As Ally, whom Jackson first meets when he stumbles into a drag bar desperate for a drink, Gaga plays a character much like Streisand’s, and she shares with Streisand a generous nasal endowment. Her performance is stellar, particularly in the early going, when she seems fragile and uncertain and goes easy on the makeup and hair for a change. But Ally is also a thing of cliché: Innocent and eager and never sullied by the demands of the business, she also comes from one of those stereotypical working-class Italian families in which everyone talks about Frank Sinatra at all times. Her arc is simplistic as well; the main change that comes over her is cosmetic. As time goes on she looks more and more like . . . Lady Gaga. Jackson chides her for losing touch with her folky singer-songwriter roots, but that isn’t much of a conflict. It’s hard to fault Ally for abandoning a style that, these days, accounts for record sales in the tens when she can master the kind of meretricious gyrational dance-pop that makes you a global sensation. I doubt most viewers of this film will think “Nah, getting gigs on Saturday Night Live and the Grammys makes her a sellout.”
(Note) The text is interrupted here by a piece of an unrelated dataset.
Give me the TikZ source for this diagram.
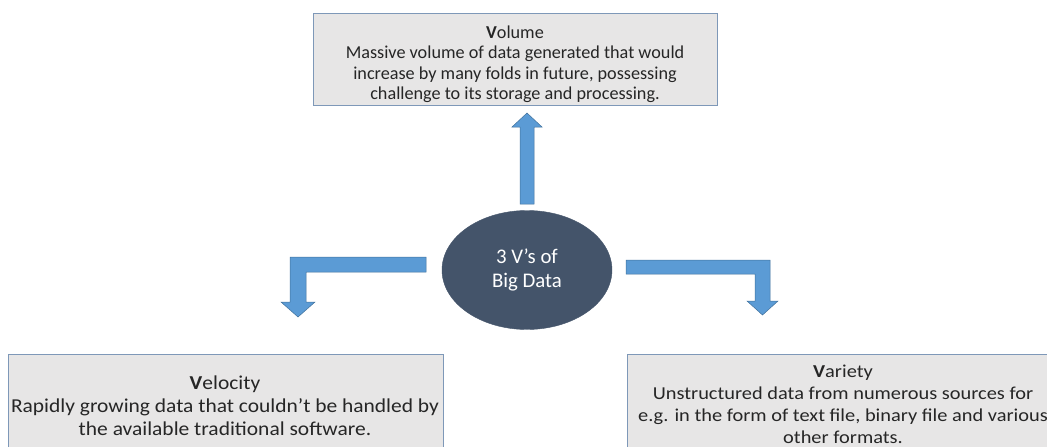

Near the end of The Rose, the (vastly more powerful) 1979 rock tragedy in which Bette Midler played a Janis Joplin–like singer, Rose comes off the glorious high of concert performance to get dragged into a party at which she is forced to schmooze with dozens of the industry’s mid-level execs and deejays. You can feel the alienation, the exhaustion, the loss of self, the need for drugs. “I was doing it and doing it and doing it,” John Lennon once said, “and there was no switching off. The elevator man wanted a little piece of you . . . the maid wanted a little piece of you. I don’t mean sexually, I mean a piece of your time and your energy.” At some point there are no pieces left. Jackson Maine, on the other hand, is just a sensitive soul who misses his dad. That motivation is facile, doesn’t go deep enough, doesn’t actually show us anything about the rarefied world he inhabits. A Star Is Born has little insight into where stars come from and even less into how they disappear.